The lawmakers continued, “Ensuring the integrity of government operations, investigations, and legal proceedings should be the primary focus of any new rule. Any proposed rule should not only require that the structure of a legal expense fund provides a clear, legal path for a beneficiary to ethically accept money from a fund, but also ensure that a fund is not open to abuse. The Patriot Fund leaves much to be desired in this regard.”
To read the letter see below or click here.
June 11, 2019
Director Emory Rounds
U.S. Office of Government Ethics
1201 New York Avenue, N.W., Suite 500
Washington, DC 20005
Re: Legal Expense Fund Regulation, RIN 3209-AA50
Dear Director Rounds:
Thank you for the Office of Government Ethics’ (OGE) engagement with congressional staff and for your continued attention to the issue of legal expense funds. We are encouraged by your focus, but still have concerns about the structure of the Patriot Legal Expense Fund Trust, LLC (“Patriot Fund”) and the prospect that future funds might be structured in a similar fashion if OGE does not take regulatory action. As such, we are pleased that OGE has started to engage on this issue and respectfully submit this comment pertaining to the Advanced Notice of Proposed Rulemaking that OGE submitted on April 15, 2019, regarding its consideration of a legal expense fund rule.
This letter delineates our recommendations for the proposed rule. As a starting point, we – and the ethics community – believe that any legal expense fund should be a trust benefitting only a single beneficiary, as was precedent prior to the Trump Administration, and be administered by a trustee who owes a fiduciary duty to that sole beneficiary. We also believe that there is a need for increased transparency and oversight by OGE and agency ethics officials.
Many of our concerns about the Patriot Fund stem from the fact that the fund is structured to allow for multiple recipients to receive money from the same fund, which is administered by a fund manager whose loyalty is not necessarily to the eligible recipients. Requiring that any legal expense fund be administered by a trustee who owes a fiduciary duty exclusively to a single recipient would simplify oversight from a government ethics perspective, and it would ensure that federal employees do not receive money from a pooled fund that is tainted by donations that could come from prohibited sources. It would also eliminate the risk that a fund manager of a pooled fund could seek to influence employees who are witnesses in investigations or legal proceedings by distributing or withholding money.

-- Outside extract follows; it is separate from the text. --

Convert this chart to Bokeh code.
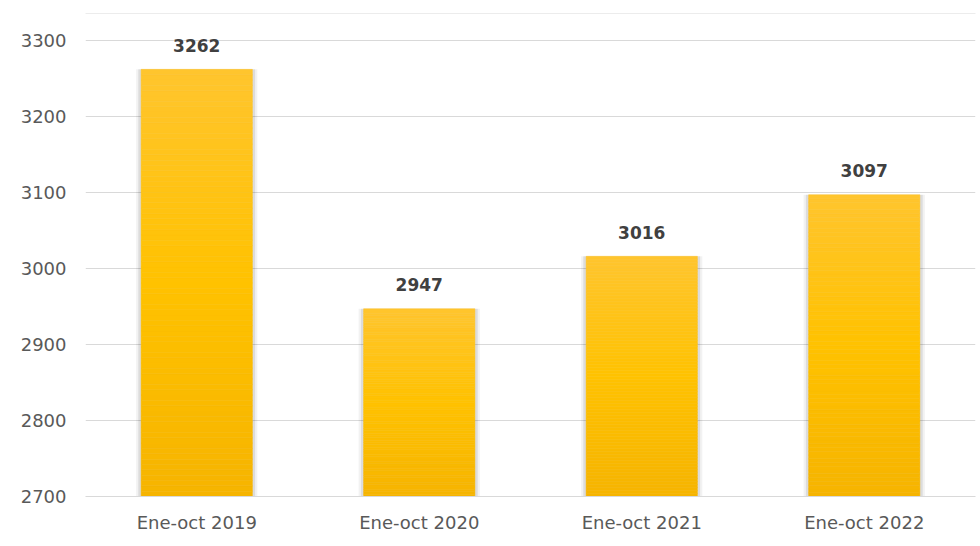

Ensuring the integrity of government operations, investigations, and legal proceedings should be the primary focus of any new rule. Any proposed rule should not only require that the structure of a legal expense fund provides a clear, legal path for a beneficiary to ethically accept money from a fund, but also ensure that a fund is not open to abuse. The Patriot Fund leaves much to be desired in this regard.
You have said that the rule that you are drafting “will ensure that legal expense funds with executive branch employee recipients will be transparent, open, and accessible to the public.” We believe that including the requirements below will help you accomplish those goals.

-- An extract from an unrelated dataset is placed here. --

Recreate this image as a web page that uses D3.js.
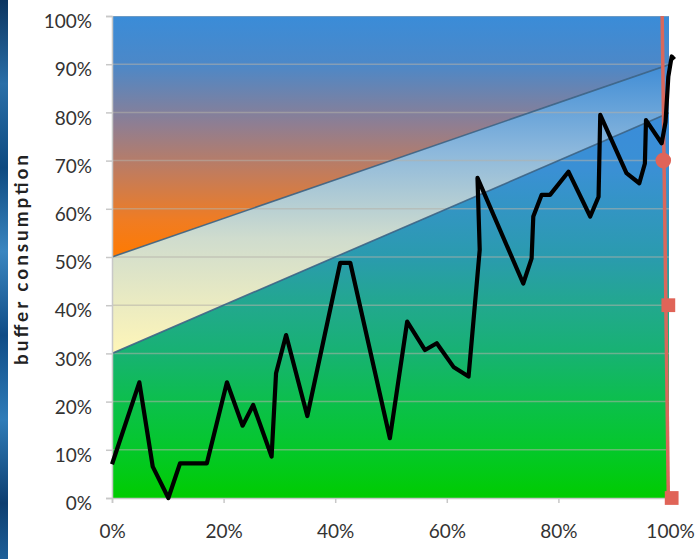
<!DOCTYPE html>
<html>
<head>
<meta charset="utf-8">
<script src="https://cdn.jsdelivr.net/npm/d3@7"></script>
<style>
  html, body { margin: 0; padding: 0; background: #ffffff; }
  svg { display: block; }
</style>
</head>
<body>
<svg id="chart" width="700" height="559"></svg>
<script>
// ---- data ----
const yTicks = [0, 10, 20, 30, 40, 50, 60, 70, 80, 90, 100];
const xTicks = [0, 20, 40, 60, 80, 100];
const yTickLabels = ["0%", "10%", "20%", "30%", "40%", "50%", "60%", "70%", "80%", "90%", "100%"];
const xTickLabels = ["0%", "20%", "40%", "60%", "80%", "100%"];

// zone boundaries (x in % of project, y in % buffer consumption)
const zoneX = [0, 100];
const greenTop = [30, 80];   // green / yellow boundary
const yellowTop = [50, 90];  // yellow / red boundary
const zoneMax = [100, 100];

// buffer consumption trajectory
const consX = [0, 4.9, 7.3, 10.1, 12.2, 17.0, 20.6, 23.4, 25.3, 28.6, 29.4, 31.2, 35.0, 40.9, 42.7, 49.8, 52.9, 56.1, 58.2, 61.2, 63.9, 65.9, 65.5, 73.7, 75.2, 75.5, 77.0, 78.5, 81.8, 85.7, 87.2, 87.5, 92.2, 94.5, 95.5, 95.7, 98.5, 99.2, 99.7, 100.3, 100.8];
const consY = [7, 24, 6.5, 0, 7.2, 7.2, 24, 15, 19.3, 8.6, 25.9, 33.8, 17, 48.8, 48.8, 12.4, 36.6, 30.7, 32.1, 27.2, 25.2, 51.5, 66.4, 44.5, 49.7, 58.4, 62.9, 62.9, 67.7, 58.4, 62.5, 79.5, 67.4, 65.3, 69.4, 78.4, 73.6, 78, 87.4, 91.6, 91];

// finish marker line and markers
const finishX = [98.6, 99.7];
const finishY = [100, 0];
const markerX = [98.8, 99.7, 100.3];
const markerY = [70, 40, 0];
const markerShape = ["circle", "square", "square"];

const yTitle = "buffer consumption";

// ---- layout ----
const svg = d3.select("#chart");
const x = d3.scaleLinear().domain([0, 100]).range([112, 670]);
const y = d3.scaleLinear().domain([0, 100]).range([498, 16]);
const plotRight = 669;

const defs = svg.append("defs");
function vGrad(id, yTopVal, yBotVal, stops) {
  const g = defs.append("linearGradient").attr("id", id)
    .attr("gradientUnits", "userSpaceOnUse")
    .attr("x1", 0).attr("x2", 0)
    .attr("y1", y(yTopVal)).attr("y2", y(yBotVal));
  stops.forEach(s => g.append("stop").attr("offset", s[0]).attr("stop-color", s[1]));
}
vGrad("gRed", 100, 50, [[0, "#3a8cd8"], [0.2, "#4c88c8"], [0.45, "#8f7e92"], [0.65, "#c27c5c"], [0.85, "#f07c22"], [1, "#ff7a00"]]);
vGrad("gYel", 90, 30, [[0, "#3f8cd6"], [0.3, "#8cb8dc"], [0.6, "#cfdcce"], [1, "#fff6b8"]]);
vGrad("gGrn", 80, 0, [[0, "#3a8cda"], [0.15, "#3a90d4"], [0.375, "#2a9bae"], [0.5, "#22a88e"], [0.625, "#17b272"], [0.75, "#0cbf4c"], [0.875, "#04c82a"], [1, "#00cc00"]]);

// left decorative strip
const sg = defs.append("linearGradient").attr("id", "strip").attr("x1", 0).attr("x2", 0).attr("y1", 0).attr("y2", 1);
[["0", "#0c3560"], ["0.15", "#2a6fa8"], ["0.3", "#0e4a80"], ["0.45", "#3a86c0"], ["0.6", "#104c86"], ["0.75", "#2f7cb8"], ["0.9", "#0d3e70"], ["1", "#1e5f98"]]
  .forEach(s => sg.append("stop").attr("offset", s[0]).attr("stop-color", s[1]));
svg.append("rect").attr("x", 0).attr("y", 0).attr("width", 8).attr("height", 559).attr("fill", "url(#strip)");

const clip = defs.append("clipPath").attr("id", "plotClip");
clip.append("rect").attr("x", x(0)).attr("y", y(100)).attr("width", plotRight - x(0)).attr("height", y(0) - y(100));

const zoneData = zoneX.map((v, i) => ({ x: v, g: greenTop[i], yl: yellowTop[i], m: zoneMax[i] }));
const areaGen = (lo, hi) => d3.area().x(d => x(d.x)).y0(d => y(lo(d))).y1(d => y(hi(d)));

const plot = svg.append("g").attr("clip-path", "url(#plotClip)");
plot.append("path").datum(zoneData).attr("d", areaGen(d => 0, d => d.g)).attr("fill", "url(#gGrn)");
plot.append("path").datum(zoneData).attr("d", areaGen(d => d.g, d => d.yl)).attr("fill", "url(#gYel)");
plot.append("path").datum(zoneData).attr("d", areaGen(d => d.yl, d => d.m)).attr("fill", "url(#gRed)");

// gridlines
plot.selectAll("line.grid").data(yTicks.slice(1)).enter().append("line")
  .attr("x1", x(0)).attr("x2", plotRight)
  .attr("y1", d => y(d)).attr("y2", d => y(d))
  .attr("stroke", "#b4b0a8").attr("stroke-opacity", 0.55).attr("stroke-width", 1.5);

// zone boundary lines
const lineGen = d3.line().x(d => x(d[0])).y(d => y(d[1]));
[greenTop, yellowTop].forEach(arr => {
  plot.append("path").datum(zoneX.map((v, i) => [v, arr[i]]))
    .attr("d", lineGen).attr("fill", "none")
    .attr("stroke", "#3a6284").attr("stroke-width", 1.6).attr("stroke-opacity", 0.9);
});

// axes
const yAxis = d3.axisLeft(y).tickValues(yTicks).tickFormat((d, i) => yTickLabels[i]).tickSize(6).tickPadding(14);
const gy = svg.append("g").attr("transform", `translate(${x(0)},0)`).call(yAxis);
const xAxis = d3.axisBottom(x).tickValues(xTicks).tickFormat((d, i) => xTickLabels[i]).tickSize(5).tickPadding(25);
const gx = svg.append("g").attr("transform", `translate(0,${y(0)})`).call(xAxis);
[gx, gy].forEach(g => {
  g.select(".domain").attr("stroke", "#c8c8c8").attr("stroke-width", 1.5);
  g.selectAll(".tick line").attr("stroke", "#c8c8c8").attr("stroke-width", 1.5);
  g.selectAll(".tick text").attr("font-family", "Lato, 'Open Sans', sans-serif")
    .attr("font-size", 19).attr("fill", "#333");
});
gy.selectAll(".tick text").attr("dy", "0.62em");
gx.selectAll(".tick text").attr("dy", "0.5em");

// y title
svg.append("text")
  .attr("transform", `translate(28,260) rotate(-90)`)
  .attr("text-anchor", "middle")
  .attr("font-family", "Lato, 'Open Sans', sans-serif")
  .attr("font-weight", "bold").attr("font-size", 19).attr("fill", "#222")
  .attr("textLength", 210).attr("lengthAdjust", "spacing")
  .text(yTitle);

// finish line
svg.append("path").datum(finishX.map((v, i) => [v, finishY[i]]))
  .attr("d", lineGen).attr("fill", "none").attr("stroke", "#d9685c").attr("stroke-width", 3.5);

// consumption line
svg.append("path").datum(consX.map((v, i) => [v, consY[i]]))
  .attr("d", lineGen).attr("fill", "none").attr("stroke", "#000").attr("stroke-width", 4.2)
  .attr("stroke-linejoin", "round");

// markers
const mk = markerX.map((v, i) => ({ x: v, y: markerY[i], s: markerShape[i] }));
svg.selectAll("path.mk").data(mk).enter().append("path")
  .attr("transform", d => `translate(${x(d.x)},${y(d.y)})`)
  .attr("d", d => d3.symbol().type(d.s === "circle" ? d3.symbolCircle : d3.symbolSquare).size(190)())
  .attr("fill", "#e06458");
</script>
</body>
</html>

OGE’s template on legal expense funds already serves as a good guide for these funds, but we are concerned that OGE blessed a fund – the Patriot Fund – that incorporated few of the template’s guidelines. We recommend that OGE require the following parameters – many of which already exist in OGE’s own legal expense funds template – by incorporating them into a rule regarding legal expense funds:
1. Transparency parameters
a. Donors must give directly to the fund, and the list of donors must be publicly disclosed on a quarterly basis.
i. Donors cannot give money on behalf of unnamed donors.

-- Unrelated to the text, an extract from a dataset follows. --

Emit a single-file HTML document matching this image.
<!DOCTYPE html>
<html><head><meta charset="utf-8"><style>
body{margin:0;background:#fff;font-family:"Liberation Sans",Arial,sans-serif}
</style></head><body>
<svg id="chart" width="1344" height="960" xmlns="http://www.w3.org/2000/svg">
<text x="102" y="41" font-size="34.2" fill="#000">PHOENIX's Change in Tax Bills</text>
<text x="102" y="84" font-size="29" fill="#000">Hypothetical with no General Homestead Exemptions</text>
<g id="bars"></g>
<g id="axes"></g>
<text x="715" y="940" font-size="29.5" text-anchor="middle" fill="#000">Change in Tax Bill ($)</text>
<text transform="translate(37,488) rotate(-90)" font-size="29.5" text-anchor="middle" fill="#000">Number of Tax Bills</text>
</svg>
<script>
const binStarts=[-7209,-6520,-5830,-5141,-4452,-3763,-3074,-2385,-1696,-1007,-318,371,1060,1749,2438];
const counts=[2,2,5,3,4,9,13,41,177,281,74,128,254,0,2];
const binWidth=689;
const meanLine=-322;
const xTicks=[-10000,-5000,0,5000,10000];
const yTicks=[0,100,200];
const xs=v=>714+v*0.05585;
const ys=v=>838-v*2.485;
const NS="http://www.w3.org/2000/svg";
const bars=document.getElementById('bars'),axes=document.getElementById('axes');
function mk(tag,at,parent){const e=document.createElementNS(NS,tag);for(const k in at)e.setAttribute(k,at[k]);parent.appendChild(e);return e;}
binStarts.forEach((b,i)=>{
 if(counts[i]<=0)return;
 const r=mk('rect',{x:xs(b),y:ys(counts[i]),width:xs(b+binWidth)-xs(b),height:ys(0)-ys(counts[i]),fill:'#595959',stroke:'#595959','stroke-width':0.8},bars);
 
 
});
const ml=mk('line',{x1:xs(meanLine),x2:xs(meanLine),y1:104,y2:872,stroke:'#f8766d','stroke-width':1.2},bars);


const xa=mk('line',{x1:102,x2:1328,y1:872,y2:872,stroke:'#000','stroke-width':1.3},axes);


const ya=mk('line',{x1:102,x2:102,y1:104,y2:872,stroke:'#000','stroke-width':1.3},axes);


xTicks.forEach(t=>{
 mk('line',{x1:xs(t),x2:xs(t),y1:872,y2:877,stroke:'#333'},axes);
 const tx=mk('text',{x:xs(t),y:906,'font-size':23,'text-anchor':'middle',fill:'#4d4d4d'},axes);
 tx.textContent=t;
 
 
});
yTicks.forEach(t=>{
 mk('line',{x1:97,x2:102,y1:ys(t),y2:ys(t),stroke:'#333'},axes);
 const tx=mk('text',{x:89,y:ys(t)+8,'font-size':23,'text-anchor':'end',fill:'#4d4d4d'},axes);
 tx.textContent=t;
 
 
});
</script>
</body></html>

ii. A list of all donors should be filed with OGE on a quarterly basis and published in a centralized location on OGE’s website.
b. Distributions must be disclosed on a quarterly basis.
i. The fund must publish both the name of the federal employee on whose behalf it made a distribution and the law firm(s) to which it made the distribution.
ii. A list of all distributions should be filed with OGE on a quarterly basis and published in a centralized location on OGE’s website.
2. Distribution parameters
a. OGE should establish a new gift rule prohibiting employees from accepting donations of money to cover legal fees and expenses, except through an OGE-approved legal expense fund that satisfies the requirements of OGE’s regulation.
i. The rule may also include an exemption allowing for reimbursement from the following:
1. Family members of the employee
2. An insurer pursuant to an insurance agreement
3. A current or former employer or client, if the legal fees or expenses are related to the employee’s services to the employer or client and the employee has complied with procedures for outside employment, if applicable
4. Funds intended primarily for expenses associated with discrimination or whistleblower-related claims, including retaliation (including as a defense against an allegedly retaliatory personnel action or investigation) so long as the recipient is not a political appointee
b. Any legal expense fund must be a trust that has only one beneficiary and that has a trustee who owes a legally enforceable fiduciary duty to that sole beneficiary under the law of the jurisdiction in which the trust is established.
c. The trust agreement must establish a prohibition against distributing money for any purpose other than paying the employee’s legal fees and related expenses (e.g., money cannot be transferred from a legal expense fund to a campaign or reelection campaign).
i. The only exception to this restriction should be that, consistent with OGE’s past practice, the trustee must distribute any unused funds to a 501(c) charity that the employee has neither selected nor suggested.
3. Donor parameters
a. The trust agreement must bar prohibited sources, foreign nationals, agents of foreign governments, lobbyists, federal employees, relatives of the employee, and organizations from either serving as the trustee or donating to the trust.
b. The trust agreement must require the trustee to consult with agency ethics officials regarding each donation more than $1,000 to ascertain whether the donor is a prohibited source or is otherwise precluded. The language of the trust agreement should not merely say that the trustee “may” consult with ethics officials, as in OGE’s current template; rather, it needs to say that the trustee “must” consult with ethics officials.
i. Any impermissible donation must be returned promptly, with the trustee immediately certifying in writing to ethics officials that the donation was returned.
c. The trust agreement must bar the acceptance of a donation from any source who indicates, either verbally or in writing, that the donation is being made “because of” the employee’s official position or in exchange for either an official act or favorable testimony.
d. On a quarterly basis, the trustee and agency ethics officials must certify to OGE in writing, subject to 18 U.S.C. § 1001, that they exercised reasonable due diligence with respect to each donation accepted during the preceding quarter to ascertain jointly that the donor was not a prohibited source and was not otherwise precluded from making the donation to the trust.
4. Recusal parameters
The employee should be required to recuse under a new Standards of Conduct section (e.g., a new section 2635.504 of Title 5, Code of Federal Regulations). The new section would provide that the employee must not participate personally and substantially in any particular matter directly and predictably affecting the financial interests of any source of donations aggregating more than $5,000, for a period of two years from the date of the most recent donation from that source.
Thank you for your work on this issue and we look forward to continued dialogue as OGE drafts the proposed rule.